Guillermo del Toro’s The Shape of Water

Celebrated Mexican director Guillermo del Toro has a penchant for monster-making. The master behind Hellboy, Pan’s Labyrinth, and Pacific Rim has long shown a profound understanding of what monsters mean to us, and why we need them.

The Shape of Water is his strongest work yet, brilliantly showcasing the unsettling reality that the monstrous can be revealed in a multitude of ways.

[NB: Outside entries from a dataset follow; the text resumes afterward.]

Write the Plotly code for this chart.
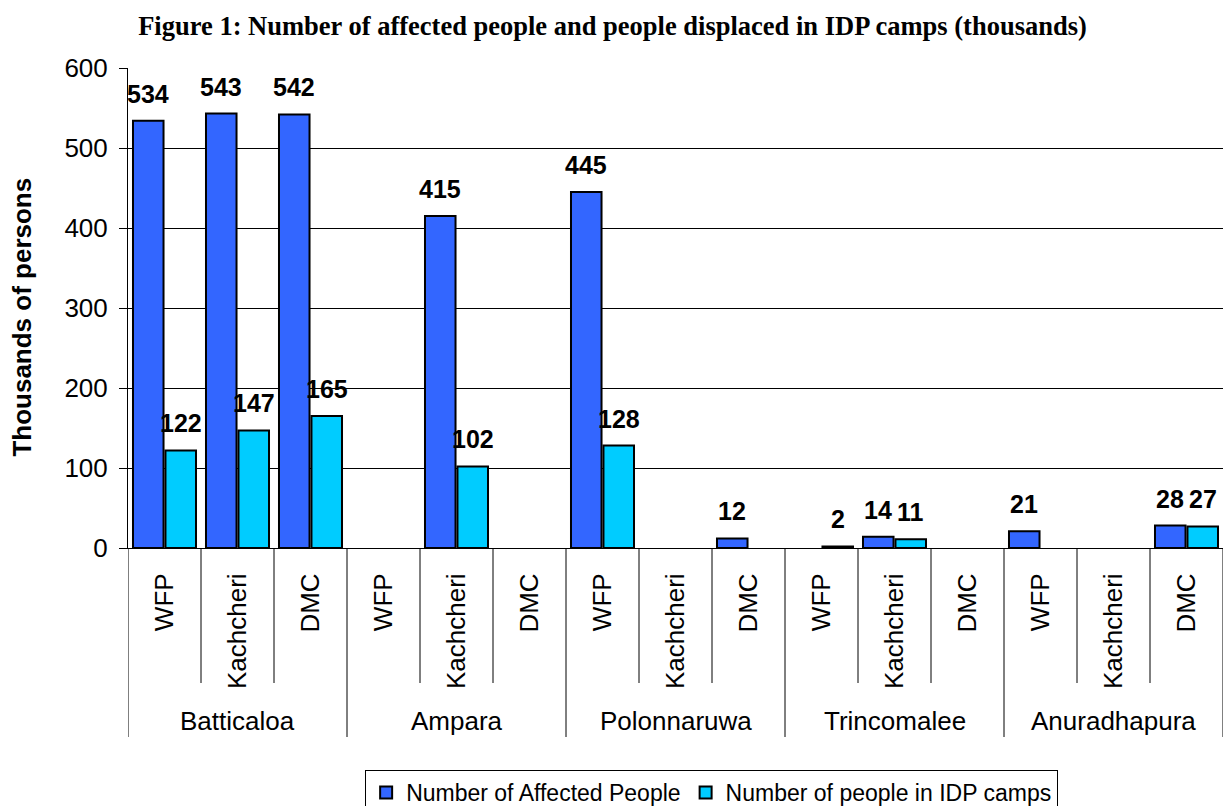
import plotly.graph_objects as go

# ---- data ----
districts = ["Batticaloa", "Ampara", "Polonnaruwa", "Trincomalee", "Anuradhapura"]
sources = ["WFP", "Kachcheri", "DMC"]
affected = [534, 543, 542, None, 415, None, 445, None, 12, None, 14, None, 21, None, 28]
idp_camps = [122, 147, 165, None, 102, None, 128, None, None, 2, 11, None, None, None, 27]
series_names = ["Number of Affected People", "Number of people in IDP camps"]
y_ticks = [0, 100, 200, 300, 400, 500, 600]

# ---- derived ----
n = len(districts) * len(sources)
xs = list(range(n))
sub_labels = [s for _ in districts for s in sources]

BLUE = "#3366FF"
CYAN = "#00CCFF"
FONT = "Liberation Sans, Arial, sans-serif"
BARGAP = 0.11
BARGROUPGAP = 0.06

fig = go.Figure()
fig.add_trace(go.Bar(x=xs, y=affected, name=series_names[0],
                     marker=dict(color=BLUE, line=dict(color="black", width=2))))
fig.add_trace(go.Bar(x=xs, y=idp_camps, name=series_names[1],
                     marker=dict(color=CYAN, line=dict(color="black", width=2))))

annotations = []
half = (1 - BARGAP) / 4
for series, off in ((affected, -half), (idp_camps, half)):
    for i, v in zip(xs, series):
        if v is None:
            continue
        annotations.append(dict(x=i + off, y=v, xref="x", yref="y", text="<b>%d</b>" % v,
                                showarrow=False, yanchor="bottom", xanchor="center",
                                yshift=11, font=dict(family=FONT, size=25, color="black")))

# group labels
for g, name in enumerate(districts):
    annotations.append(dict(x=g * 3 + 1, y=-0.36, xref="x", yref="paper", text=name,
                            showarrow=False, yanchor="middle", xanchor="center",
                            font=dict(family=FONT, size=26, color="black")))

# y title
annotations.append(dict(x=-0.0968, y=0.48, xref="paper", yref="paper",
                        text="<b>Thousands of persons</b>", textangle=-90, showarrow=False,
                        xanchor="center", yanchor="middle",
                        font=dict(family=FONT, size=26, color="black")))

shapes = []
for k in range(n + 1):
    y0 = -0.39375 if k % 3 == 0 else -0.28125
    shapes.append(dict(type="line", xref="x", yref="paper", x0=k - 0.5, x1=k - 0.5,
                       y0=0, y1=y0, line=dict(color="black", width=1)))

fig.update_layout(
    width=1225, height=806,
    margin=dict(l=128, r=2, t=68, b=258, autoexpand=False),
    paper_bgcolor="white", plot_bgcolor="white",
    barmode="group", bargap=BARGAP, bargroupgap=BARGROUPGAP,
    title=dict(text="<b>Figure 1: Number of affected people and people displaced in IDP camps (thousands)</b>",
               x=0.5, xanchor="center", y=0.968, yanchor="middle", yref="container",
               font=dict(family="Liberation Serif, Times New Roman, serif", size=26.5, color="black")),
    xaxis=dict(range=[-0.5, n - 0.5], tickmode="array", tickvals=xs, ticktext=sub_labels,
               tickangle=-90, ticks="", showline=True, linecolor="black", linewidth=1,
               showgrid=False, zeroline=False, ticklabelstandoff=14, automargin=False,
               tickfont=dict(family=FONT, size=26, color="black")),
    yaxis=dict(range=[0, 600], tickmode="array", tickvals=y_ticks, showline=True,
               linecolor="black", linewidth=1, ticks="outside", ticklen=8, tickcolor="black",
               showgrid=True, gridcolor="black", gridwidth=1, zeroline=False,
               ticklabelstandoff=6, automargin=False,
               tickfont=dict(family=FONT, size=26, color="black")),
    legend=dict(orientation="h", x=0.533, xanchor="center", y=-0.4625, yanchor="top",
                bordercolor="black", borderwidth=1, bgcolor="white",
                font=dict(family=FONT, size=23, color="black"),
                itemclick=False, tracegroupgap=0, itemwidth=30),
    annotations=annotations, shapes=shapes,
    showlegend=True,
)

fig.write_html("out.html")
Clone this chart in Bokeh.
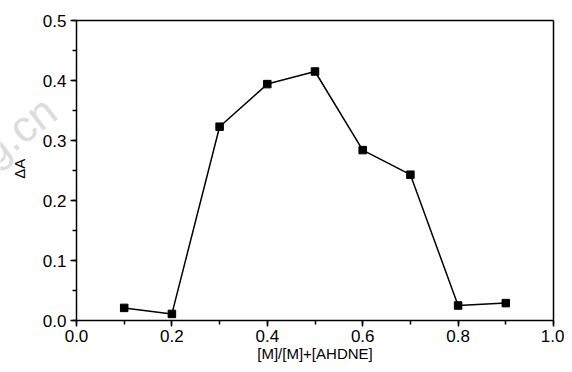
import math
from bokeh.plotting import figure
from bokeh.models import (Range1d, SingleIntervalTicker, Label, PrintfTickFormatter,
                          LinearAxis, FixedTicker)
from bokeh.embed import file_html
from bokeh.resources import INLINE

x_vals = [0.1, 0.2, 0.3, 0.4, 0.5, 0.6, 0.7, 0.8, 0.9]
dA_vals = [0.021, 0.011, 0.323, 0.394, 0.415, 0.284, 0.243, 0.025, 0.029]
x_title = "[M]/[M]+[AHDNE]"
y_title = "ΔA"

FONT = "Liberation Sans"
W, H = 564, 364
# plot box: x 0..1 spans 477 px starting 76 px from the left; y 0..0.5 spans 300 px, 20 px from top
XPX, YPX = 477.0, 600.0
p = figure(width=W, height=H, output_backend="svg", toolbar_location=None,
           x_range=Range1d(-76 / XPX, 1 + (W - 76 - 477) / XPX),
           y_range=Range1d(-(H - 320) / YPX, 0.5 + 20 / YPX),
           min_border=0, min_border_left=0, min_border_right=0,
           min_border_top=0, min_border_bottom=0)
p.grid.visible = False
p.outline_line_color = None
p.background_fill_color = "white"
p.border_fill_color = "white"

p.xaxis.ticker = SingleIntervalTicker(interval=0.2, num_minor_ticks=2)
p.yaxis.ticker = SingleIntervalTicker(interval=0.1, num_minor_ticks=2)
p.xaxis.formatter = PrintfTickFormatter(format="%.1f")
p.yaxis.formatter = PrintfTickFormatter(format="%.1f")
p.xaxis.bounds = (0, 1)
p.yaxis.bounds = (0, 0.5)
p.xaxis.fixed_location = 0
p.yaxis.fixed_location = 0
for ax in (p.xaxis, p.yaxis):
    ax.axis_line_color = "black"
    ax.axis_line_width = 1.5
    ax.major_tick_line_color = "black"
    ax.major_tick_line_width = 1.5
    ax.minor_tick_line_color = "black"
    ax.minor_tick_line_width = 1.5
    ax.major_tick_in = 0
    ax.major_tick_out = 6
    ax.minor_tick_in = 0
    ax.minor_tick_out = 4
    ax.major_label_text_font = FONT
    ax.major_label_text_font_size = "17px"
    ax.major_label_text_color = "black"
p.xaxis.major_label_standoff = 3
p.yaxis.major_label_standoff = 4

# top and right borders of the plot box
top_ax = LinearAxis(ticker=FixedTicker(ticks=[0.2, 0.4, 0.6, 0.8]), bounds=(0, 1),
                    fixed_location=0.5,
                    axis_line_color="black", axis_line_width=1.5,
                    major_tick_line_color=None, minor_tick_line_color=None,
                    major_label_text_alpha=0)
right_ax = LinearAxis(ticker=FixedTicker(ticks=[]), bounds=(0, 0.5), fixed_location=1.0,
                      axis_line_color="black", axis_line_width=1.5,
                      major_tick_line_color=None, minor_tick_line_color=None,
                      major_label_text_alpha=0)
p.add_layout(top_ax, "above")
p.add_layout(right_ax, "right")

# axis titles
p.add_layout(Label(x=0.5, y=-0.055, text=x_title, text_font=FONT, text_font_size="15px",
                   text_color="black", text_align="center", text_baseline="middle"))
p.add_layout(Label(x=-57 / XPX, y=0.253, text=y_title, text_font=FONT, text_font_size="15px",
                   text_color="black", text_align="center", text_baseline="middle",
                   angle=math.pi / 2))

# faint watermark at the left edge
p.add_layout(Label(x=-16, y=H - 155, x_units="screen", y_units="screen", text="g.cn",
                   text_font=FONT, text_font_size="44px", text_color="#dcdcdc",
                   text_baseline="alphabetic", angle=0.65))

p.line(x_vals, dA_vals, line_color="black", line_width=1.5)
p.scatter(x_vals, dA_vals, marker="square", size=7.5, fill_color="black", line_color="black")

open("out.html", "w").write(file_html(p, INLINE))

In 1963, Elisa (Sally Hawkins) works as a janitor at a US government laboratory. One day, a strange, water-dwelling amphibious creature secretly arrives to the facility. Elisa is more fascinated than frightening by the mysterious creature. What seems to scare her more is the threat posed by the federal agent in charge (the brutish Michael Shannon). Cruel and self-serving, he seems convinced that the best way to handle the creature, which he hauled from a swampy jungle in South America, is to kill it. With the help of her neighbour Giles (soft-hearted Richard Jenkins), her co-worker Zelda (the films source of hilarity Octavia Spencer), and a sympathetic scientist (Michael Stuhlbarg), Elisa crafts an escape.

The Shape of Water is filled with references to classic monster movies (upon first glance I’m reminded of Creature from the Black Lagoon) though the films strongest suit is its layered social critique. The film is set against a backdrop of the Cold War when fear runs high and African Americans are fighting for their rights in streets across the country. Guillermo brilliantly showcases the similarities of white-America’s unsubstantiated fear for the coloured community and the fear we have for creatures who look so otherworldly that we immediately consider them monsters. I was most impressed by Guillermo’s casting of three unlikely hero’s who in the 1960s represented the marginalized fringe; our heroine who overcomes adversity even though she’s a mute, her gay best friend who lives in fear of homophobia, and her coworker, a black woman who is consistently talked down to by her masogonistic and racist boss.

The Shape of Water is a brilliant adult fairy tale where heroes are unassuming and the monsters we fear most, upon closer inspection, have powers to heal and offer hope.